For the first ever deployment of a CTD through Nuyina’s moon pool to the seafloor, 2600 metres below, acousticians, technicians and engineers were on hand to monitor the operation and ensure the instrument’s safe return.
While the CTD is a robust instrument – consisting of a rosette of water sampling bottles in a steel frame – hitting the seafloor is generally not part of the plan.
“Antarctic scientists are pretty keen to sample Antarctic Bottom Water that’s normally found, as the name suggests, close to the bottom, so you have to test your nerve a bit and lower the package pretty close,” Mr Santarossa said.
To ensure the CTD didn’t hit the bottom, acousticians used the ship’s multibeam echosounders to build a map of the seafloor beneath the ship and determine its depth.
A pair of altimeters on the CTD also provided distance to the sea floor as the rosette descended, while a pressure sensor on the instrument provided another measure of depth.
While not yet implemented, the winch cables used to lower the CTD contain optical fibres which, in the future, will allow scientists to attach high definition cameras to the CTD to visualise the sea floor.

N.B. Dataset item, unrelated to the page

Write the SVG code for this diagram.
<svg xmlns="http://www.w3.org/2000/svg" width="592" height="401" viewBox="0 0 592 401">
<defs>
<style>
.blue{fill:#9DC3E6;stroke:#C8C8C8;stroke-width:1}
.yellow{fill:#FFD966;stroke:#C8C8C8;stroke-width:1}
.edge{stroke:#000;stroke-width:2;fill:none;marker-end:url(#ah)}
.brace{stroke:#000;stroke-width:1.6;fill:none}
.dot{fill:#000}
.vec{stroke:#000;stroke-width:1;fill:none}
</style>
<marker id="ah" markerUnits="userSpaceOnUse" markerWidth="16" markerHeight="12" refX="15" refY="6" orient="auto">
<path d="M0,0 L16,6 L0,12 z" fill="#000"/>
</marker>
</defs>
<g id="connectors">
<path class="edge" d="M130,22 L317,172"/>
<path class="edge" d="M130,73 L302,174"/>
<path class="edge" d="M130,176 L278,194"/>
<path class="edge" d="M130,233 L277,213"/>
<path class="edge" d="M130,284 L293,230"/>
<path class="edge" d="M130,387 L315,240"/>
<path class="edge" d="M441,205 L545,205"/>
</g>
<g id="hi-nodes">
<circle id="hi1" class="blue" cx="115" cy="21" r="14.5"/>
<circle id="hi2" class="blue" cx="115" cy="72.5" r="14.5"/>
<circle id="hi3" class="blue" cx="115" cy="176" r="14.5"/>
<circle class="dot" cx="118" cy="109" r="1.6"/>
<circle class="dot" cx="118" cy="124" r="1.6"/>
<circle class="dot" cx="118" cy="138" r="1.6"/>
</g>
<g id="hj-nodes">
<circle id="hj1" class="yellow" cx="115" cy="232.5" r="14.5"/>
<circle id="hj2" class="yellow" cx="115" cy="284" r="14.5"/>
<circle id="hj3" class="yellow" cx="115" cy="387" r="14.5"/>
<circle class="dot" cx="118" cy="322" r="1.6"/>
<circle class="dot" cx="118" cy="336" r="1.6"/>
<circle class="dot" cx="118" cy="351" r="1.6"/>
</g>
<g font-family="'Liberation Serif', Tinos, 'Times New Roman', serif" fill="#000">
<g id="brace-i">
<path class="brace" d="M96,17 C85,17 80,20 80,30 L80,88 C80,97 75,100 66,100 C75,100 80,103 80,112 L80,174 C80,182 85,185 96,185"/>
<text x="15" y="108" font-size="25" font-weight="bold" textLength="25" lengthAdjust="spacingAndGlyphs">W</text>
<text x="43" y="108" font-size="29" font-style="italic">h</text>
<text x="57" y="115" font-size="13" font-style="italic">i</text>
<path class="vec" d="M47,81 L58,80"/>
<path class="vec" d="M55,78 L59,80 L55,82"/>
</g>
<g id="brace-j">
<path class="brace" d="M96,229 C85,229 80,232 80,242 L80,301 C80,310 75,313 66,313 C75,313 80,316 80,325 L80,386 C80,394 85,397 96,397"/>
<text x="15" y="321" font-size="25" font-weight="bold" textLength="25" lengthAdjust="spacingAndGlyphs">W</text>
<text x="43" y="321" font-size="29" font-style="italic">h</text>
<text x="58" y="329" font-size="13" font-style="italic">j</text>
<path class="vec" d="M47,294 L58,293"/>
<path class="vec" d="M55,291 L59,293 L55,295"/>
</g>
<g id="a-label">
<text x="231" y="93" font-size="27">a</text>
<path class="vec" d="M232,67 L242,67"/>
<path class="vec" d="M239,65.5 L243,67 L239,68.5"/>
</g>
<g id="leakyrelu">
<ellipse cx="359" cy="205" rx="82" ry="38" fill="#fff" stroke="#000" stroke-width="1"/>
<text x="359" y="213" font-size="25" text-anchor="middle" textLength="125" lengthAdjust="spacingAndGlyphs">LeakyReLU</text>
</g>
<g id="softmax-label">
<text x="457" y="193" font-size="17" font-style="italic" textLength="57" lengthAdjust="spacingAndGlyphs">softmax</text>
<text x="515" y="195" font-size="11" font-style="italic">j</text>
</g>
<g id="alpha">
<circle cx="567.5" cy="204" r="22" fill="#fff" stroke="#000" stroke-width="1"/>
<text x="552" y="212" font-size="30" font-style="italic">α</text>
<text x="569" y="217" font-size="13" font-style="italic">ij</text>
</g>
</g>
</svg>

This will not only reduce the chances of instruments hitting the seafloor, but allow scientists to see the seafloor habitat and have visual control of autonomous vehicles and other equipment.
For now though, lowering the CTD to five metres above the seafloor at a depth of 2600 metres and retrieving it without incident, is success.
“We tested our nerve, we got down there and all the systems worked,” Mr Santarossa said.
Capabilities on RSV Nuyina such as the moon pool will help Australia extend its scientific leadership and reach in the Southern Ocean, by enabling research access with sensors and technologies to areas not previously available.